Wednesday, August 29, 2007

Education and Equity

I sometimes find it very interesting to think about education and equity. As a graduate student, I have had the privileges and opportunities to get where I am today and recognize that privilege. Yet, it seems that in graduate school in education we often think about privilege, equity, and making the world a better place, but never think about how those issues play out on a daily basis. How can we create/transform education to be more "fair" when many educational practices rely on/rest of privilege, namely economic privilege but we fail at questioning them?

For instance, every semester students have to buy hundreds of dollars in books - a political act in and of itself. Many times professors state that they are sorry that they have to assign so many books because they recognize the cost, but c'est la vie we need to read something. Can we really talk about wanting educational equity when one of the most basic needs of education (i.e. textbooks) are so expensive or bought from profit-seeking corporations. Personally, I can afford the textbooks and I enjoy being surrounded by books (good ones only though) but what about those students who cannot or better yet take out loans to pay for these books (I used to do that so I do have experience with being in debt because of undergraduate education). How can we argue for educational equity when the very practice of higher education demands an access to in some people's opinions large sums of cash? How has "intellectual property" become so important but policed, so "in-group" but necessary? If we seek educational equity and access to knowledge, why does knowledge cost so much and why is it (in terms of textbooks especially) such a political and expensive enterprise?

So, can we actually say we are for educational equity when we cannot even find a way to make the acquisition of knowledge via books accessible and affordable to all students?
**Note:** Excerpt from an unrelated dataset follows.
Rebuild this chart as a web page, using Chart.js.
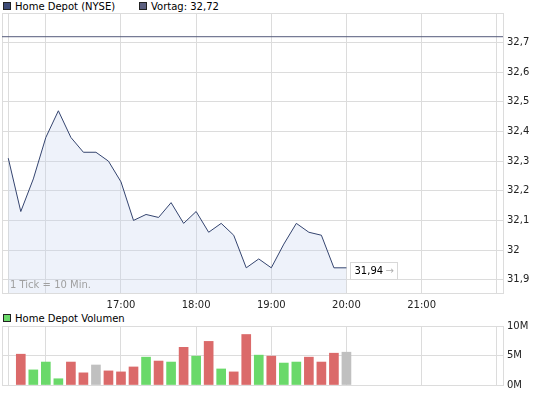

How does this relate to knowledge itself? Are books necessary because of the instrumental view of knowledge that our education system often upholds as the way of viewing knowledge? We need to read these books because they will allow us to get somewhere someday in the idealized future that will never reach our doorstep?

Finally, if buying books is a political act, which I believe it is, does it matter where the book is bought? Does purchasing the texts from an independent local bookstore do more than purchasing them from a corporate bookstore? Or is it a privileged notion to spend more to support a local bookstore and if so how does one choose when to do so AND does such a pressure create an issue of division where those who can support local feel "superior" to those who buy "corporate" because of financial need?